The FTX bankruptcy team has been operating with almost zero transparency. They can mark any account as "disputed" without explanation until 2026—literally, that's written into the court order. And here's where it gets sketchy: most of the lawyers running the bankruptcy reorganization are the same people who were handling user accounts at FTX originally. It's like asking the people who built the house to investigate why it burned down.

What's interesting is Judge Owens started pushing back hard at the October hearing. He basically said: "Why can BlockFi and Celsius pay Chinese creditors just fine, but FTX needs special permission to exclude them?" He even brought up the fact that Iranian creditors got paid in other cases. The judge ordered FTX to reconsider the entire restricted country list, which could be a real turning point.

Will mentioned something crucial about the information gap too. FTX initially said Chinese creditors were 8% of the problem, then revised it down to 4%, but even at 4% that's thousands of people. His rights protection group only has around a thousand active members, meaning the vast majority of affected Chinese creditors don't even know this legal battle is happening or that there might be a path forward.

There's also this whole secondary market for debt claims that's creating panic. Hedge funds are buying up FTX debt at depressed prices, then if Chinese creditors eventually do get paid, these institutions pocket the difference. It's basically arbitrage on top of people's financial suffering.

The compensation itself has been controversial too. FTX sold off assets like AI company shares and Solana holdings during market lows—Bitcoin was valued at $16,000 when creditors' claims were being calculated. So even if you do get paid, you're getting paid based on 2022 valuations, not current prices.

What struck me most was Will's commitment to self-funding his legal efforts. He's spent $60,000 on a single motion because he refuses donations—he knows that accepting money would give FTX's lawyers ammunition to question his credibility. He's even hiring his own court-certified translators because the bankruptcy team kept ignoring the judge's recommendations.
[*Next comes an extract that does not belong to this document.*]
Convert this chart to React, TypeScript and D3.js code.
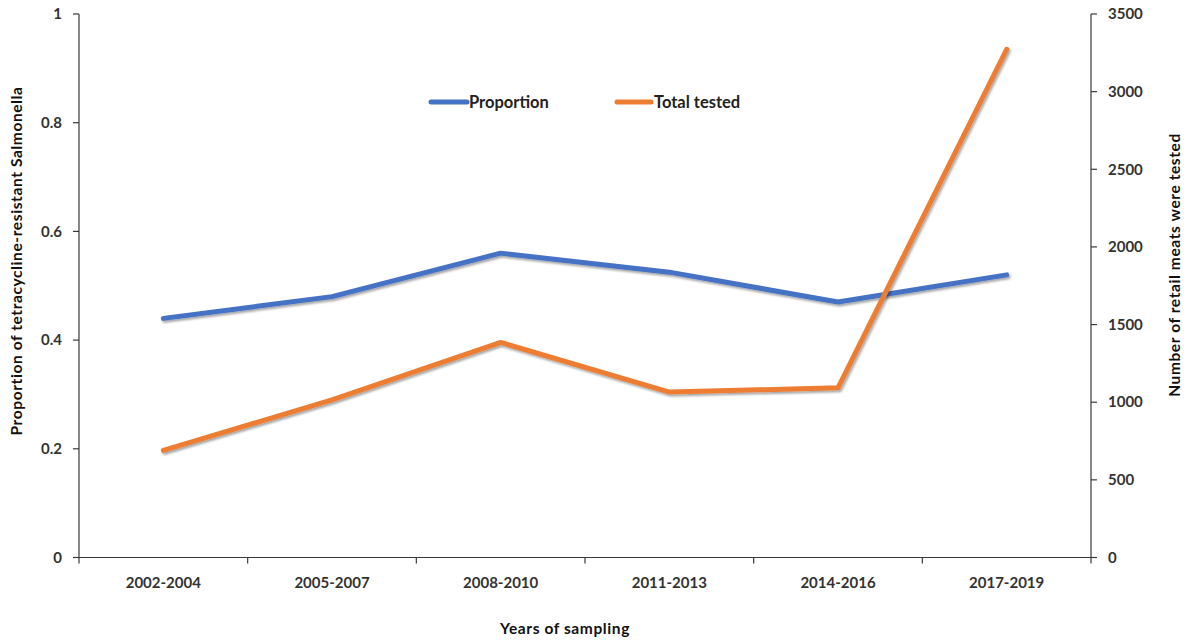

The next phase is critical. Either FTX removes China from the restricted list and processes full compensation, or this drags on and requires continued legal pressure. Will's basically calling on every affected Chinese creditor to at least follow the developments on his X account (@zhetengji) to stay informed. Some of these people have been waiting years, and for many, this represents their entire life savings. The FTX case might be winding down, but for Chinese creditors, the real fight is just getting interesting.